CHALLENGE — Omit every picture, and retype the lines that run from the beginning of the data below through the line containing "17.8, 6.8, 2.3]", inclusive.

DATA PROVIDED —

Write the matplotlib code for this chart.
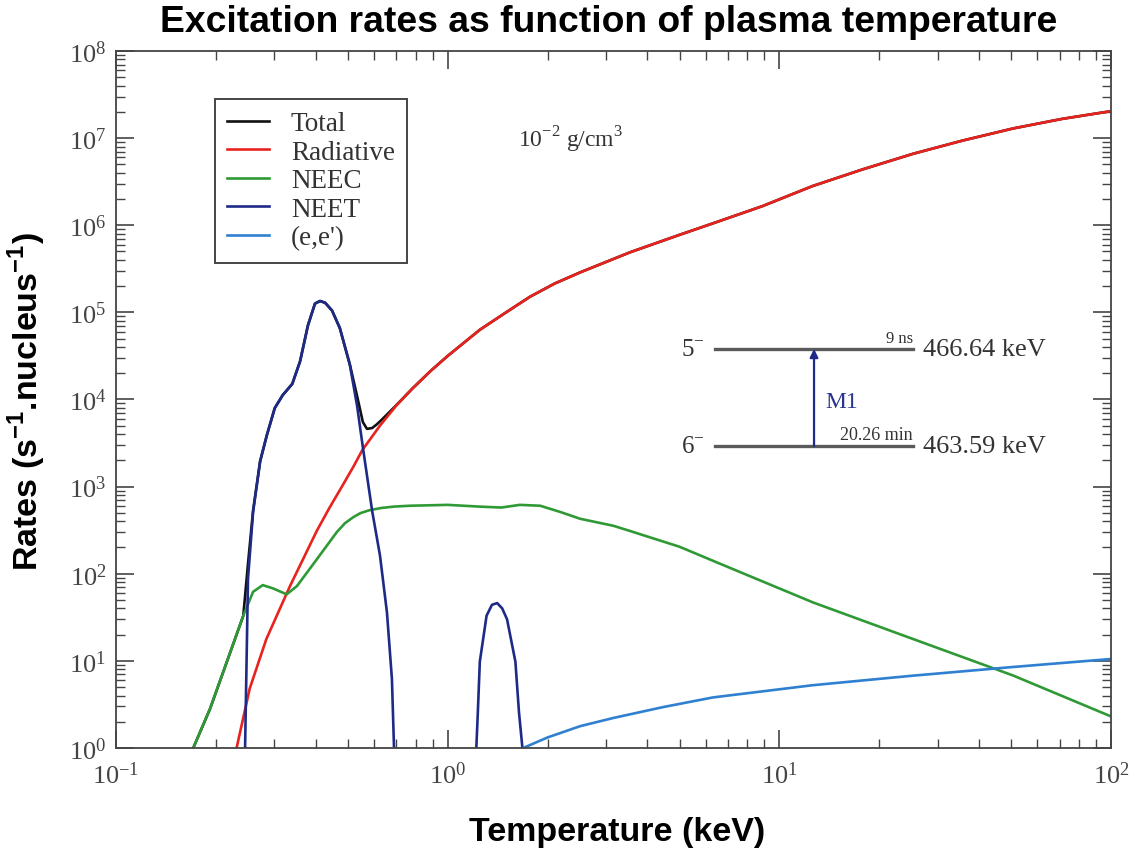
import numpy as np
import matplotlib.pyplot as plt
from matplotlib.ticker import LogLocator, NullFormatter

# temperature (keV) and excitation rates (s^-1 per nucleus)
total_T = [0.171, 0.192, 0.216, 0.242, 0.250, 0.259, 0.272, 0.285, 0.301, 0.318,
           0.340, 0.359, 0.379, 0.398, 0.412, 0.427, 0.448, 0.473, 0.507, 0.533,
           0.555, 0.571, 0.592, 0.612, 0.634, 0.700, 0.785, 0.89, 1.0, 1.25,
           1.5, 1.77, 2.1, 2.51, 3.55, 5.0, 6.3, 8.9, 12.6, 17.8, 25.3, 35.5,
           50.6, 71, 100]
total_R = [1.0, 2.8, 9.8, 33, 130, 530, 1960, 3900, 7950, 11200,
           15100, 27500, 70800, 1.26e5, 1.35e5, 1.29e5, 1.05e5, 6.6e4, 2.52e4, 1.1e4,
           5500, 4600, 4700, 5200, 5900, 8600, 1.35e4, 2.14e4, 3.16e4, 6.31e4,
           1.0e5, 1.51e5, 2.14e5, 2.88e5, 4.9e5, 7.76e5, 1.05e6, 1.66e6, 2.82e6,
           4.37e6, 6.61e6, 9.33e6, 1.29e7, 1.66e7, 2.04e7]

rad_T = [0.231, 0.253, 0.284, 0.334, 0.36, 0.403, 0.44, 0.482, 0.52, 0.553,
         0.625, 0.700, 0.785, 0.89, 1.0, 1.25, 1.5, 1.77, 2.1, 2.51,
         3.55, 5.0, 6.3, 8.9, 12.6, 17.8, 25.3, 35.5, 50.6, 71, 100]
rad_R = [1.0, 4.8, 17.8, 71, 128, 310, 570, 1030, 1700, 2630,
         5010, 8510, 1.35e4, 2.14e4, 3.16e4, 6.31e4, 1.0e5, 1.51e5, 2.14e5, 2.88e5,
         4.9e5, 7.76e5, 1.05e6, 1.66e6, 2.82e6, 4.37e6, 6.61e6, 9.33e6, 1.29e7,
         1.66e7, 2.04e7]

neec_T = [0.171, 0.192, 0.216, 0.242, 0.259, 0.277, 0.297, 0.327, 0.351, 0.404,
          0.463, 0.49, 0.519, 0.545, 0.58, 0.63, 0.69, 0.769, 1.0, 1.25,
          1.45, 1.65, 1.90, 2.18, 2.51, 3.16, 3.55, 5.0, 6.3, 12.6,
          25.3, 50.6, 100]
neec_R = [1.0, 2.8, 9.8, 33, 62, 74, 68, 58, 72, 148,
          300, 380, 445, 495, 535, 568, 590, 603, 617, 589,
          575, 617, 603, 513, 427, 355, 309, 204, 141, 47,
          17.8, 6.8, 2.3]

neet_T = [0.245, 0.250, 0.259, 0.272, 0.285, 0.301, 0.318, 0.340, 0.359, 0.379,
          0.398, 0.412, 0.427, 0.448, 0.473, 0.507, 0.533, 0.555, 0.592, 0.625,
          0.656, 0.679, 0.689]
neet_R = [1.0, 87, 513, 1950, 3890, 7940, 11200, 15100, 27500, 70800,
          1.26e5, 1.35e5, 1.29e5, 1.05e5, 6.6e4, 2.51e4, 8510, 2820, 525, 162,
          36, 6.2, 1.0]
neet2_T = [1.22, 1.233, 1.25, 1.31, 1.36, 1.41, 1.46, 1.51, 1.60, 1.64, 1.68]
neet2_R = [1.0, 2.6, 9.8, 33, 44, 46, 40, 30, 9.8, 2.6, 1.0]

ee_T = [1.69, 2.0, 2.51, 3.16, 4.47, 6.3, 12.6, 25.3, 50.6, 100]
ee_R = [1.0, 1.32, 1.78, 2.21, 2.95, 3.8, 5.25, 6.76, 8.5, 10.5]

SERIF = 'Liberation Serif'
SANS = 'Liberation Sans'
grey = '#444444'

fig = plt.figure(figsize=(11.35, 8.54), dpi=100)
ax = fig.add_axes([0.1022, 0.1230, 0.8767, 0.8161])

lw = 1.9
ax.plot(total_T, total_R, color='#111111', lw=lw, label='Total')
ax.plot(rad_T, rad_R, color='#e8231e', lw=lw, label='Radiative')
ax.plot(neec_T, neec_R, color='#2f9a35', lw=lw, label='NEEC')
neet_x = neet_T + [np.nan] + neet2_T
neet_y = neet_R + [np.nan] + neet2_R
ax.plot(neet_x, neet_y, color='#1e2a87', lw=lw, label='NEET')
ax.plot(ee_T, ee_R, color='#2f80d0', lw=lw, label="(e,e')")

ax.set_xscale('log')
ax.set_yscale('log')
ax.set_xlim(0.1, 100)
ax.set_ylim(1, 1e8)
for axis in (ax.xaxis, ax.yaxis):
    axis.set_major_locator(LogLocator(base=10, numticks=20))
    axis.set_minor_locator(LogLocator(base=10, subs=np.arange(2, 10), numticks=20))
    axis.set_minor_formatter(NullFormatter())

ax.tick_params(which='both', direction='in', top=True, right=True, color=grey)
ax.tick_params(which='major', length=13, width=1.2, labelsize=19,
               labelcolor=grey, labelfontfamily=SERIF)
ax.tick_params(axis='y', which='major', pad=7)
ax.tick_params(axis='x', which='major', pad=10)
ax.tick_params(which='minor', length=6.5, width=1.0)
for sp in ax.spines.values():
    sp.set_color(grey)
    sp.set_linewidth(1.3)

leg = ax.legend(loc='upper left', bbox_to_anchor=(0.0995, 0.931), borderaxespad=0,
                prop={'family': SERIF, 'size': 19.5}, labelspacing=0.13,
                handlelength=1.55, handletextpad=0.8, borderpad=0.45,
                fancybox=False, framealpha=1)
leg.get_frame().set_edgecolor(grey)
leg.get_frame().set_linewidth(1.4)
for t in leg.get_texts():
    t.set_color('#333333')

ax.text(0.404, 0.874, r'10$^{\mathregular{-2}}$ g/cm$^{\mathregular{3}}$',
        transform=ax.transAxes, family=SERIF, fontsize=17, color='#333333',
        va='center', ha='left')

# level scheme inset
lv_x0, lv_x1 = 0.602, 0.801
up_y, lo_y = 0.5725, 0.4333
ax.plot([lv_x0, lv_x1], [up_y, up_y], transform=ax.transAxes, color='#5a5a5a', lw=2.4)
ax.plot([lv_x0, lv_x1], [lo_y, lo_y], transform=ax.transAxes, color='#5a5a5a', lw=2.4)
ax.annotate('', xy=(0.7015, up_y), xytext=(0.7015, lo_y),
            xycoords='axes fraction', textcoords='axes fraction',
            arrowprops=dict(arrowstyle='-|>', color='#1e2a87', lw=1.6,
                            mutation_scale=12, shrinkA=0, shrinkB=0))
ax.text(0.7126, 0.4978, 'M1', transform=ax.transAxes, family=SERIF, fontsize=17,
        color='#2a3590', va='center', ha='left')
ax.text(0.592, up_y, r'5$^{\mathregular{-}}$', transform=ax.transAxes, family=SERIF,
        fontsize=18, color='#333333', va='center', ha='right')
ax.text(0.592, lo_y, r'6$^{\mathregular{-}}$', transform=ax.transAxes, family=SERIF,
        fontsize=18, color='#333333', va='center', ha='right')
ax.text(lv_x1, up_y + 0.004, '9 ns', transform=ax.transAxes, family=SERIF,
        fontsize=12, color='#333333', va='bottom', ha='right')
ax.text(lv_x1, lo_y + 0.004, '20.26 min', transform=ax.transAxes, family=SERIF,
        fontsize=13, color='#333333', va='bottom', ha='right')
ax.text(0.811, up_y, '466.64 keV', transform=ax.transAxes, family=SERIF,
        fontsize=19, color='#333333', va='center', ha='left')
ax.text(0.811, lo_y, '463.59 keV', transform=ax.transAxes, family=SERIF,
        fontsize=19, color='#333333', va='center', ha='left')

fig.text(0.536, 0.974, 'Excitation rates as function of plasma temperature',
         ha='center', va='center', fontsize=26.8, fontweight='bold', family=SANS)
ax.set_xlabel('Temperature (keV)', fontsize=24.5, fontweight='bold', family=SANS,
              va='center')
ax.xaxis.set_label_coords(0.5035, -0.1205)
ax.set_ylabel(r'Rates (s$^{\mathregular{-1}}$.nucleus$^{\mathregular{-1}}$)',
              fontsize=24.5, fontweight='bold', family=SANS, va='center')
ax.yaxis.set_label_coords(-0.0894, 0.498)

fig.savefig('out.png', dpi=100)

REPLY TO THE TASK —
Write the matplotlib code for this chart.
import numpy as np
import matplotlib.pyplot as plt
from matplotlib.ticker import LogLocator, NullFormatter

# temperature (keV) and excitation rates (s^-1 per nucleus)
total_T = [0.171, 0.192, 0.216, 0.242, 0.250, 0.259, 0.272, 0.285, 0.301, 0.318,
           0.340, 0.359, 0.379, 0.398, 0.412, 0.427, 0.448, 0.473, 0.507, 0.533,
           0.555, 0.571, 0.592, 0.612, 0.634, 0.700, 0.785, 0.89, 1.0, 1.25,
           1.5, 1.77, 2.1, 2.51, 3.55, 5.0, 6.3, 8.9, 12.6, 17.8, 25.3, 35.5,
           50.6, 71, 100]
total_R = [1.0, 2.8, 9.8, 33, 130, 530, 1960, 3900, 7950, 11200,
           15100, 27500, 70800, 1.26e5, 1.35e5, 1.29e5, 1.05e5, 6.6e4, 2.52e4, 1.1e4,
           5500, 4600, 4700, 5200, 5900, 8600, 1.35e4, 2.14e4, 3.16e4, 6.31e4,
           1.0e5, 1.51e5, 2.14e5, 2.88e5, 4.9e5, 7.76e5, 1.05e6, 1.66e6, 2.82e6,
           4.37e6, 6.61e6, 9.33e6, 1.29e7, 1.66e7, 2.04e7]

rad_T = [0.231, 0.253, 0.284, 0.334, 0.36, 0.403, 0.44, 0.482, 0.52, 0.553,
         0.625, 0.700, 0.785, 0.89, 1.0, 1.25, 1.5, 1.77, 2.1, 2.51,
         3.55, 5.0, 6.3, 8.9, 12.6, 17.8, 25.3, 35.5, 50.6, 71, 100]
rad_R = [1.0, 4.8, 17.8, 71, 128, 310, 570, 1030, 1700, 2630,
         5010, 8510, 1.35e4, 2.14e4, 3.16e4, 6.31e4, 1.0e5, 1.51e5, 2.14e5, 2.88e5,
         4.9e5, 7.76e5, 1.05e6, 1.66e6, 2.82e6, 4.37e6, 6.61e6, 9.33e6, 1.29e7,
         1.66e7, 2.04e7]

neec_T = [0.171, 0.192, 0.216, 0.242, 0.259, 0.277, 0.297, 0.327, 0.351, 0.404,
          0.463, 0.49, 0.519, 0.545, 0.58, 0.63, 0.69, 0.769, 1.0, 1.25,
          1.45, 1.65, 1.90, 2.18, 2.51, 3.16, 3.55, 5.0, 6.3, 12.6,
          25.3, 50.6, 100]
neec_R = [1.0, 2.8, 9.8, 33, 62, 74, 68, 58, 72, 148,
          300, 380, 445, 495, 535, 568, 590, 603, 617, 589,
          575, 617, 603, 513, 427, 355, 309, 204, 141, 47,
          17.8, 6.8, 2.3]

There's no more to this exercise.